Sunday 15 August 2021

Book Review: STRANDED by Sarah Goodwin

 



Title: STRANDED

Author:  Sarah Goodwin

Publisher:  Avon Books UK

Read: August 2021

Expected publication: 14 September 2021

My Rating: 🌟🌟🌟🌟1/2

 

Book Description:

 

Eight strangers.
One island.
A secret you'd kill to keep.

When eight people arrive on the beautiful but remote Buidseach Island, they are ready for the challenge of a lifetime: to live alone for one year.

Eighteen months later, a woman is found in an isolated fishing village.
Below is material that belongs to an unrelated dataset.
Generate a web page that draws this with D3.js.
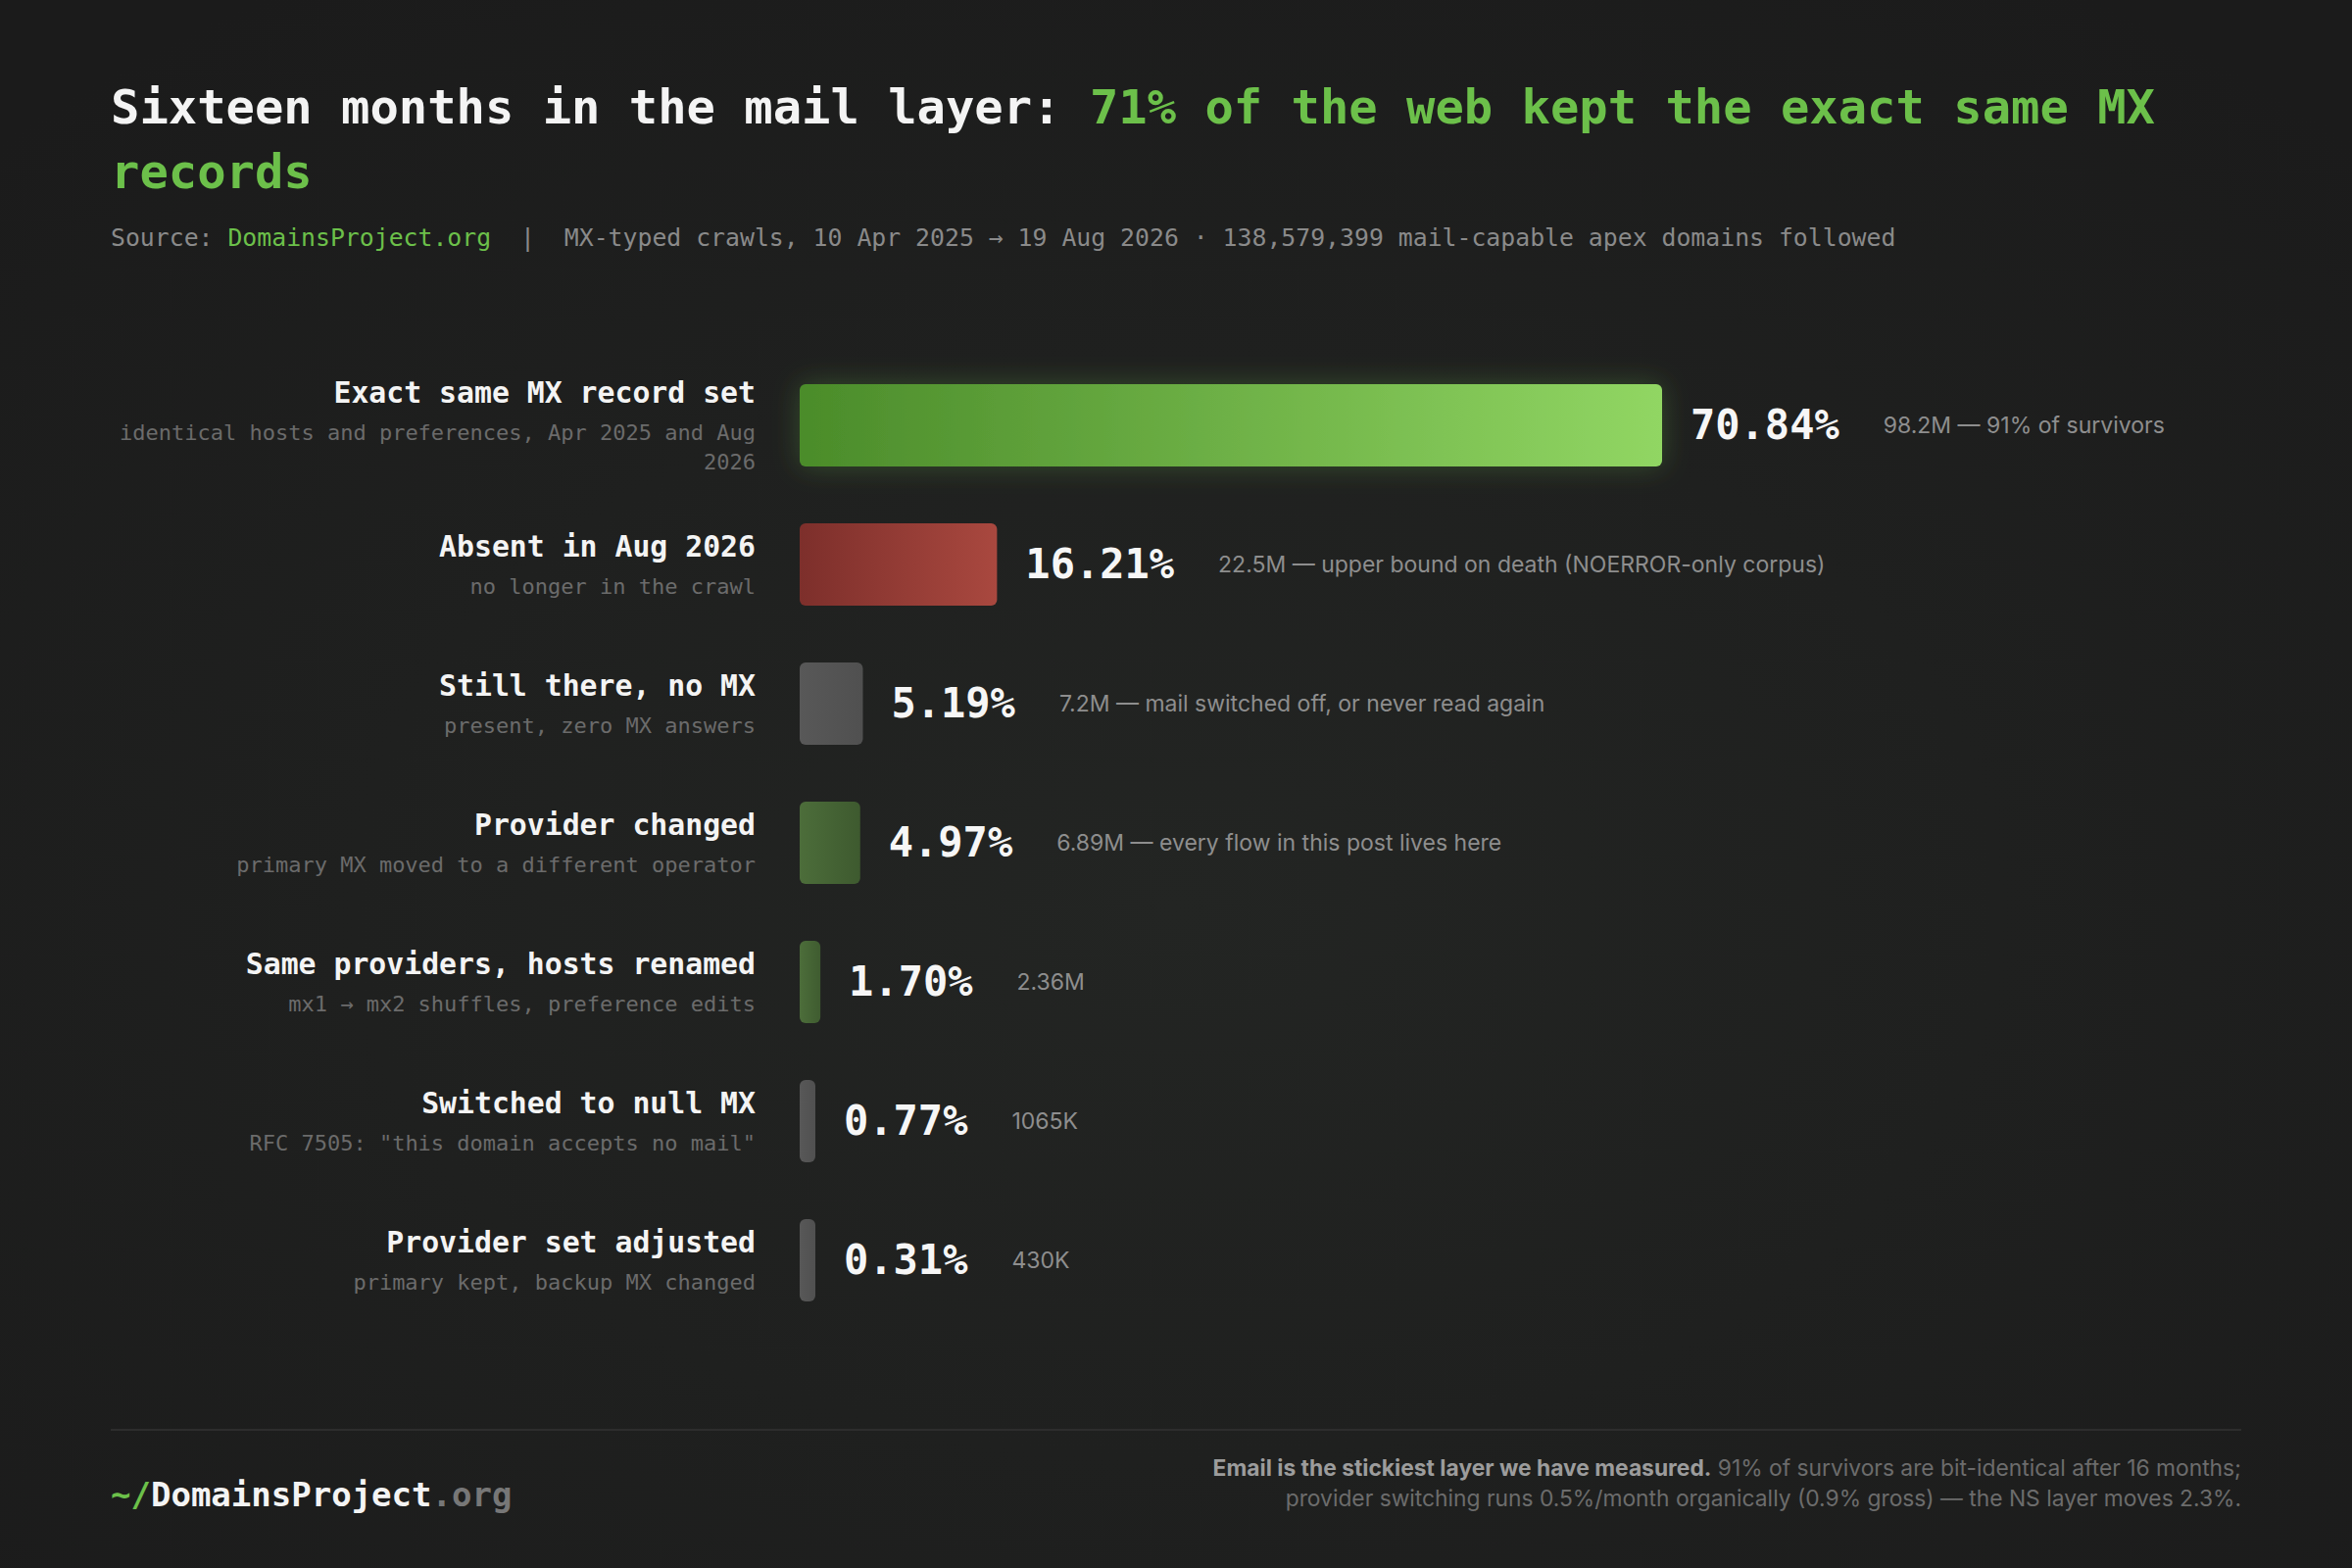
<!DOCTYPE html>
<html>
<head>
<meta charset="utf-8">
<script src="https://cdn.jsdelivr.net/npm/d3@7"></script>
<style>
  html, body { margin: 0; padding: 0; background: #1c1c1c; }
  svg { display: block; }
</style>
</head>
<body>
<div id="chart"></div>
<script>
// ---------------- data ----------------
const titleLead = "Sixteen months in the mail layer:";
const titleHighlight = "71% of the web kept the exact same MX records";
const sourceLabel = "Source: ";
const sourceName = "DomainsProject.org";
const sourceRest = "  |  MX-typed crawls, 10 Apr 2025 \u2192 19 Aug 2026 \u00b7 138,579,399 mail-capable apex domains followed";

const categories = [
  "Exact same MX record set",
  "Absent in Aug 2026",
  "Still there, no MX",
  "Provider changed",
  "Same providers, hosts renamed",
  "Switched to null MX",
  "Provider set adjusted"
];
const subLabels = [
  "identical hosts and preferences, Apr 2025 and Aug 2026",
  "no longer in the crawl",
  "present, zero MX answers",
  "primary MX moved to a different operator",
  "mx1 \u2192 mx2 shuffles, preference edits",
  "RFC 7505: \"this domain accepts no mail\"",
  "primary kept, backup MX changed"
];
const values = [70.84, 16.21, 5.19, 4.97, 1.70, 0.77, 0.31];
const notes = [
  "98.2M \u2014 91% of survivors",
  "22.5M \u2014 upper bound on death (NOERROR-only corpus)",
  "7.2M \u2014 mail switched off, or never read again",
  "6.89M \u2014 every flow in this post lives here",
  "2.36M",
  "1065K",
  "430K"
];
const footerBold = "Email is the stickiest layer we have measured.";
const footerLine1 = " 91% of survivors are bit-identical after 16 months;";
const footerLine2 = "provider switching runs 0.5%/month organically (0.9% gross) \u2014 the NS layer moves 2.3%.";
const logoParts = ["~/", "DomainsProject", ".org"];

// ---------------- styles ----------------
const barFills = [
  ["#4b8c2a", "#91d663"],
  ["#7d2f2b", "#a9483f"],
  ["#585858", "#505050"],
  ["#4c6d3a", "#3e5a2f"],
  ["#4c6d3a", "#3f5c30"],
  ["#585858", "#505050"],
  ["#585858", "#505050"]
];
const MONO = "'DejaVu Sans Mono', 'Liberation Mono', monospace";
const SANS = "Inter, 'Noto Sans', sans-serif";
const GREEN = "#6cc04a";

const W = 2400, H = 1600;
const left = 113, right = 2287;
const barX = 816, barMaxW = 880, barH = 84, minBarW = 16;
const labelRight = 771;

const svg = d3.select("#chart").append("svg")
  .attr("width", W).attr("height", H)
  .attr("viewBox", `0 0 ${W} ${H}`);

const defs = svg.append("defs");
const bg = defs.append("radialGradient").attr("id", "bg")
  .attr("cx", "50%").attr("cy", "58%").attr("r", "70%");
bg.append("stop").attr("offset", "0%").attr("stop-color", "#232523");
bg.append("stop").attr("offset", "100%").attr("stop-color", "#1b1b1b");
svg.append("rect").attr("width", W).attr("height", H).attr("fill", "url(#bg)");

barFills.forEach((c, i) => {
  const g = defs.append("linearGradient").attr("id", "bar" + i)
    .attr("x1", "0%").attr("x2", "100%").attr("y1", "0%").attr("y2", "0%");
  g.append("stop").attr("offset", "0%").attr("stop-color", c[0]);
  g.append("stop").attr("offset", "100%").attr("stop-color", c[1]);
});
const glow = defs.append("filter").attr("id", "glow")
  .attr("x", "-20%").attr("y", "-80%").attr("width", "140%").attr("height", "260%");
glow.append("feDropShadow").attr("dx", 0).attr("dy", 0)
  .attr("stdDeviation", 14).attr("flood-color", GREEN).attr("flood-opacity", 0.28);

// measuring helper
const measurer = svg.append("text").attr("visibility", "hidden")
  .attr("xml:space", "preserve").style("white-space", "pre");
function textW(str, font, size, weight) {
  measurer.attr("font-family", font).attr("font-size", size)
    .attr("font-weight", weight || "normal").text(str);
  return measurer.node().getComputedTextLength();
}

// ---------------- title ----------------
const titleSize = 48.8, titleLH = 66;
const titleWords = titleLead.split(" ").map(w => ({ w, c: "#f4f4f4" }))
  .concat(titleHighlight.split(" ").map(w => ({ w, c: GREEN })));
const title = svg.append("text").attr("font-family", MONO)
  .attr("font-size", titleSize).attr("font-weight", "bold");
{
  const space = textW("a a", MONO, titleSize, "bold") - textW("aa", MONO, titleSize, "bold");
  let x = 0, line = 0;
  titleWords.forEach(d => {
    const ww = textW(d.w, MONO, titleSize, "bold");
    if (x > 0 && x + ww > right - left) { x = 0; line++; }
    title.append("tspan").attr("x", left + x).attr("y", 126 + line * titleLH)
      .attr("fill", d.c).text(d.w);
    x += ww + space;
  });
}

// ---------------- subtitle ----------------
const sub = svg.append("text").attr("x", left).attr("y", 251)
  .attr("font-family", MONO).attr("font-size", 24.8)
  .attr("xml:space", "preserve").style("white-space", "pre");
sub.append("tspan").attr("fill", "#8a8a8a").text(sourceLabel);
sub.append("tspan").attr("fill", GREEN).text(sourceName);
sub.append("tspan").attr("fill", "#8a8a8a").text(sourceRest);

// ---------------- bars ----------------
const x = d3.scaleLinear().domain([0, d3.max(values)]).range([0, barMaxW]);
const y = d3.scalePoint().domain(categories).range([434, 434 + 6 * 142]);

const rows = svg.append("g").selectAll("g.row")
  .data(categories.map((c, i) => ({ c, i, v: values[i], s: subLabels[i], n: notes[i] })))
  .join("g").attr("class", "row");

rows.each(function (d) {
  const g = d3.select(this);
  const cy = y(d.c);
  const bw = Math.max(minBarW, x(d.v));

  // wrap sub label
  const subSize = 22, maxSubW = 680;
  const words = d.s.split(" ");
  const lines = [];
  let cur = "";
  words.forEach(w => {
    const t = cur ? cur + " " + w : w;
    if (cur && textW(t, MONO, subSize) > maxSubW) { lines.push(cur); cur = w; }
    else cur = t;
  });
  if (cur) lines.push(cur);
  const shift = (lines.length - 1) * 15;

  g.append("text").attr("x", labelRight).attr("y", cy - 8 - shift)
    .attr("text-anchor", "end").attr("font-family", MONO).attr("font-size", 29.8)
    .attr("font-weight", "bold").attr("fill", "#f4f4f4").text(d.c);
  lines.forEach((l, k) => {
    g.append("text").attr("x", labelRight).attr("y", cy + 30 - shift + k * 30)
      .attr("text-anchor", "end").attr("font-family", MONO).attr("font-size", subSize)
      .attr("fill", "#6b6b6b").text(l);
  });

  g.append("rect").attr("x", barX).attr("y", cy - barH / 2)
    .attr("width", bw).attr("height", barH).attr("rx", 6).attr("ry", 6)
    .attr("fill", `url(#bar${d.i})`)
    .attr("filter", d.i === 0 ? "url(#glow)" : null);

  const valStr = d.v.toFixed(2) + "%";
  const vx = barX + bw + 29;
  g.append("text").attr("x", vx).attr("y", cy + 14)
    .attr("font-family", MONO).attr("font-size", 42).attr("font-weight", "bold")
    .attr("fill", "#f6f6f6").text(valStr);
  const vw = textW(valStr, MONO, 42, "bold");
  g.append("text").attr("x", vx + vw + 45).attr("y", cy + 8)
    .attr("font-family", SANS).attr("font-size", 23)
    .attr("fill", "#8e8e8e").text(d.n);
});

// ---------------- footer ----------------
svg.append("line").attr("x1", left).attr("x2", right).attr("y1", 1459).attr("y2", 1459)
  .attr("stroke", "#2d2d2d").attr("stroke-width", 2);

const logo = svg.append("text").attr("x", left).attr("y", 1537)
  .attr("font-family", MONO).attr("font-size", 34).attr("font-weight", "bold");
logo.append("tspan").attr("fill", GREEN).text(logoParts[0]);
logo.append("tspan").attr("fill", "#f4f4f4").text(logoParts[1]);
logo.append("tspan").attr("fill", "#777777").text(logoParts[2]);

const f1 = svg.append("text").attr("x", right).attr("y", 1506).attr("text-anchor", "end")
  .attr("font-family", SANS).attr("font-size", 22.8)
  .attr("xml:space", "preserve").style("white-space", "pre");
f1.append("tspan").attr("fill", "#9c9c9c").attr("font-weight", "bold").text(footerBold);
f1.append("tspan").attr("fill", "#6c6c6c").text(footerLine1);
svg.append("text").attr("x", right).attr("y", 1537).attr("text-anchor", "end")
  .attr("font-family", SANS).attr("font-size", 22.8)
  .attr("fill", "#6c6c6c").text(footerLine2);

measurer.remove();
</script>
</body>
</html>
She’s desperate to explain what happened to her: how the group fractured and friends became enemies; how they did what they must to survive until the boat came to collect them; how things turned deadly when the boat didn’t come…

But first Maddy must come to terms with the devastating secret that left them stranded, and her own role in the events that saw eight arrive and only three leave.



My musings:

 


For a long time, I was fascinated with the premise of reality TV shows like Survivor, until I found that they were more about bitching, backstabbing and forming alliances than actual survival skills and team work. Apparently this is what viewers like to see – go figure! If you are like me, and those things bring back all the bad memories about high school and some workplaces, then you may find this book super stressful to read. If you were one of the popular group who ruled the courtyard and inspired fear in the lesser mortals, you may also find it stressful – eventually.

 

I love how Sarah Goodwin has run with the theme and explored it all in depth. And be assured, bitching, backstabbing and forming alliances aside, there is plenty of survival to be had in STRANDED. It’s all that reality TV promised but never delivered (perhaps because no ethics committee would ever approve it), and despite biting my nails to the quick I appreciated the mounting tension and breath-holding levels of anxiety some of the scenes induced.

 

In a nutshell, STRANDED explores what happens when you put eight strangers together on a secluded island and let them sort out their own pecking order. If it’s one thing that the TV version of Survivor has shown us, it may not necessarily be the cleverest who win points, but the ones who can get the majority votes, even if they rule with bullying and threats. Maddy, with her history of a sheltered childhood, overprotective parents and home schooling, was never going to be well equipped for this type of power game, so as soon as she calls out the head bully, her fate is sealed. And if you think that someone in the group would stick up for the underdog, then think again – because suddenly Maddy finds herself out in the cold, fighting for survival. And the wilderness is the least of her problems ...

 

STRANDED was one of those books that totally took me by surprise. I was lured by the wilderness setting and found myself with a gripping, adrenalin-fuelled and tense read that was hard to put down. At times, it was also immensely frustrating as the voice of reason was overruled, time and time again. Even though Maddy was perhaps ill equipped for negotiation and getting her point across, it was easy to see how anyone could easily end up in her position. And once the die was cast, there was no going back. “Wow, that escalated fast”, I kept thinking, not realising that much worse was yet to come.

 

 

Summary:

 


STRANDED is a book that speaks to both our inner survival instinct as well as addressing the question: “If the world as we knew it ended tomorrow, how well equipped would you be to survive?” It also confronts the theme of herd mentality and how easily we fall for power rather than reason. It’s a LORD OF THE FLIES, adult version, and just as brutal. For those easily triggered, some scenes may turn your stomach and give you nightmares, but then the end-of-the-world scenario isn’t ever going to be pretty either, is it? I loved the background information about all those skills necessary for survival our ancestors knew but most of us have long un-learned: foraging, how to grow a crop in the wilderness, how to build a basic shelter and most of all, how to be part of the natural environment and work with it. It’s a clever, original and heart-pounding story that will keep me mulling over some of its themes for a long time to come.

 

 

 

 

Thank you to Netgalley and Avon Books UK for the free electronic copy of this novel and for giving me the opportunity to provide an honest review.